ENTRIES SUPPLIED:
— START —

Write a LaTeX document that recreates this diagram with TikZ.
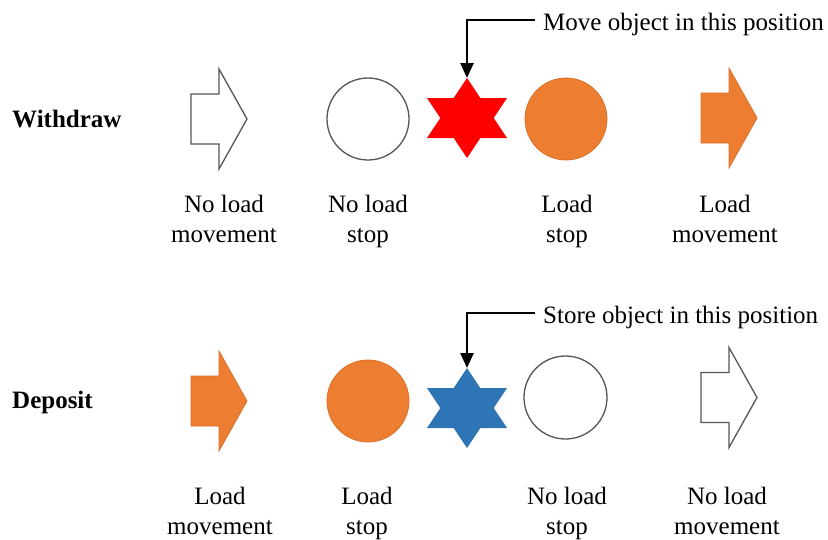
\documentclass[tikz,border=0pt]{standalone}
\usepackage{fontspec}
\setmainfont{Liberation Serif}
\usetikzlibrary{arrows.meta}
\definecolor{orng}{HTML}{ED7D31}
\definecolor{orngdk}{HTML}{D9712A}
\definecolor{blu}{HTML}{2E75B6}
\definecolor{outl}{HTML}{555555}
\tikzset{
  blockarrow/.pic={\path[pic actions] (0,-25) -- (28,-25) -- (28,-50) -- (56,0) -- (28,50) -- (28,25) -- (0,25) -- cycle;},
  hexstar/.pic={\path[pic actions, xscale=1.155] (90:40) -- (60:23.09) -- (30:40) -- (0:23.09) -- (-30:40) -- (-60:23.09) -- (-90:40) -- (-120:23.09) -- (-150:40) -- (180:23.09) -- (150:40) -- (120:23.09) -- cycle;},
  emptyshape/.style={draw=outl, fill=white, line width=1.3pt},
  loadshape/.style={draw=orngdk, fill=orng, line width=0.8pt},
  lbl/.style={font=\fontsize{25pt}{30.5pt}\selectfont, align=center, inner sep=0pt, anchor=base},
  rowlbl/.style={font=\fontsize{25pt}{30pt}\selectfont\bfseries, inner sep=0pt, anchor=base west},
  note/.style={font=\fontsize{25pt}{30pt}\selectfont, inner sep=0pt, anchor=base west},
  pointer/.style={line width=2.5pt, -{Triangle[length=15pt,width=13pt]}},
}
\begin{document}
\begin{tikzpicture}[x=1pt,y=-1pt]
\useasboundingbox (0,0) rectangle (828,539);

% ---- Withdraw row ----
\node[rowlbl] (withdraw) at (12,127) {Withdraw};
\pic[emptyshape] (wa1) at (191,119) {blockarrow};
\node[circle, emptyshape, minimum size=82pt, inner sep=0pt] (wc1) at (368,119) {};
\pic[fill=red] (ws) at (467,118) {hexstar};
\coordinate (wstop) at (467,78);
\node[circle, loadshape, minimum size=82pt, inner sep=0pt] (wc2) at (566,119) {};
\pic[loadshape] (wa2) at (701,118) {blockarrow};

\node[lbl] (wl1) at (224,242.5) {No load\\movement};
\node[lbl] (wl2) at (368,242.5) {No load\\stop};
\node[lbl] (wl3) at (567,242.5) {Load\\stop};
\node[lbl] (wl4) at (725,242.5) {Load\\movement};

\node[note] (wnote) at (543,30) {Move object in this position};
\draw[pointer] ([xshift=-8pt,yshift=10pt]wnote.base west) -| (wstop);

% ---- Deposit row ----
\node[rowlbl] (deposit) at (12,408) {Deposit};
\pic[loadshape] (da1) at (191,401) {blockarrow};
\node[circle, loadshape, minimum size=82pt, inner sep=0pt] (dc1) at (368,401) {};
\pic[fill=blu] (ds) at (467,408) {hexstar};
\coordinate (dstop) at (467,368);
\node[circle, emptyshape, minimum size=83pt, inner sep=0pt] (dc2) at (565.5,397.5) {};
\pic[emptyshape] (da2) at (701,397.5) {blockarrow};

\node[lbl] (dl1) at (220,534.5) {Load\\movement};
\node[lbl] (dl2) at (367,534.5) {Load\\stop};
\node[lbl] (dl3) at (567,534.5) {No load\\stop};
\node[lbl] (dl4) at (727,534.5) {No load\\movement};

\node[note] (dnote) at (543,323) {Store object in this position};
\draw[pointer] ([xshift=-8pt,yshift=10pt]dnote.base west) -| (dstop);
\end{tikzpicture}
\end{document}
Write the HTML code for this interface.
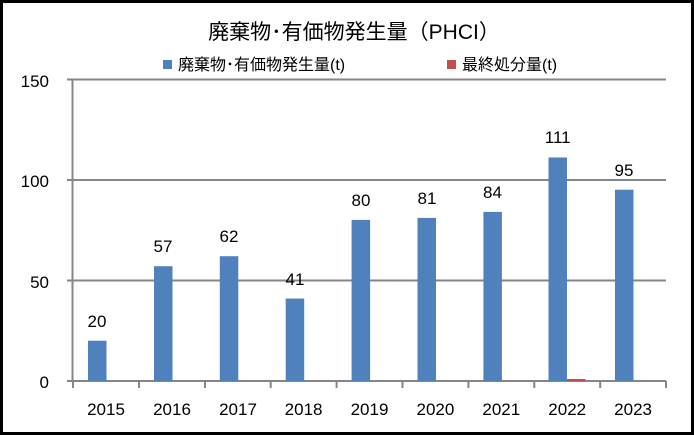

— END —

STATED TASK: Every entry above is to be set down exactly; the pictures are to be left out.

THE OUTPUT:
Write a LaTeX document that recreates this diagram with TikZ.
\documentclass[tikz,border=0pt]{standalone}
\usepackage{fontspec}
\setmainfont{Liberation Serif}
\usetikzlibrary{arrows.meta}
\definecolor{orng}{HTML}{ED7D31}
\definecolor{orngdk}{HTML}{D9712A}
\definecolor{blu}{HTML}{2E75B6}
\definecolor{outl}{HTML}{555555}
\tikzset{
  blockarrow/.pic={\path[pic actions] (0,-25) -- (28,-25) -- (28,-50) -- (56,0) -- (28,50) -- (28,25) -- (0,25) -- cycle;},
  hexstar/.pic={\path[pic actions, xscale=1.155] (90:40) -- (60:23.09) -- (30:40) -- (0:23.09) -- (-30:40) -- (-60:23.09) -- (-90:40) -- (-120:23.09) -- (-150:40) -- (180:23.09) -- (150:40) -- (120:23.09) -- cycle;},
  emptyshape/.style={draw=outl, fill=white, line width=1.3pt},
  loadshape/.style={draw=orngdk, fill=orng, line width=0.8pt},
  lbl/.style={font=\fontsize{25pt}{30.5pt}\selectfont, align=center, inner sep=0pt, anchor=base},
  rowlbl/.style={font=\fontsize{25pt}{30pt}\selectfont\bfseries, inner sep=0pt, anchor=base west},
  note/.style={font=\fontsize{25pt}{30pt}\selectfont, inner sep=0pt, anchor=base west},
  pointer/.style={line width=2.5pt, -{Triangle[length=15pt,width=13pt]}},
}
\begin{document}
\begin{tikzpicture}[x=1pt,y=-1pt]
\useasboundingbox (0,0) rectangle (828,539);

% ---- Withdraw row ----
\node[rowlbl] (withdraw) at (12,127) {Withdraw};
\pic[emptyshape] (wa1) at (191,119) {blockarrow};
\node[circle, emptyshape, minimum size=82pt, inner sep=0pt] (wc1) at (368,119) {};
\pic[fill=red] (ws) at (467,118) {hexstar};
\coordinate (wstop) at (467,78);
\node[circle, loadshape, minimum size=82pt, inner sep=0pt] (wc2) at (566,119) {};
\pic[loadshape] (wa2) at (701,118) {blockarrow};

\node[lbl] (wl1) at (224,242.5) {No load\\movement};
\node[lbl] (wl2) at (368,242.5) {No load\\stop};
\node[lbl] (wl3) at (567,242.5) {Load\\stop};
\node[lbl] (wl4) at (725,242.5) {Load\\movement};

\node[note] (wnote) at (543,30) {Move object in this position};
\draw[pointer] ([xshift=-8pt,yshift=10pt]wnote.base west) -| (wstop);

% ---- Deposit row ----
\node[rowlbl] (deposit) at (12,408) {Deposit};
\pic[loadshape] (da1) at (191,401) {blockarrow};
\node[circle, loadshape, minimum size=82pt, inner sep=0pt] (dc1) at (368,401) {};
\pic[fill=blu] (ds) at (467,408) {hexstar};
\coordinate (dstop) at (467,368);
\node[circle, emptyshape, minimum size=83pt, inner sep=0pt] (dc2) at (565.5,397.5) {};
\pic[emptyshape] (da2) at (701,397.5) {blockarrow};

\node[lbl] (dl1) at (220,534.5) {Load\\movement};
\node[lbl] (dl2) at (367,534.5) {Load\\stop};
\node[lbl] (dl3) at (567,534.5) {No load\\stop};
\node[lbl] (dl4) at (727,534.5) {No load\\movement};

\node[note] (dnote) at (543,323) {Store object in this position};
\draw[pointer] ([xshift=-8pt,yshift=10pt]dnote.base west) -| (dstop);
\end{tikzpicture}
\end{document}
Write the HTML code for this interface.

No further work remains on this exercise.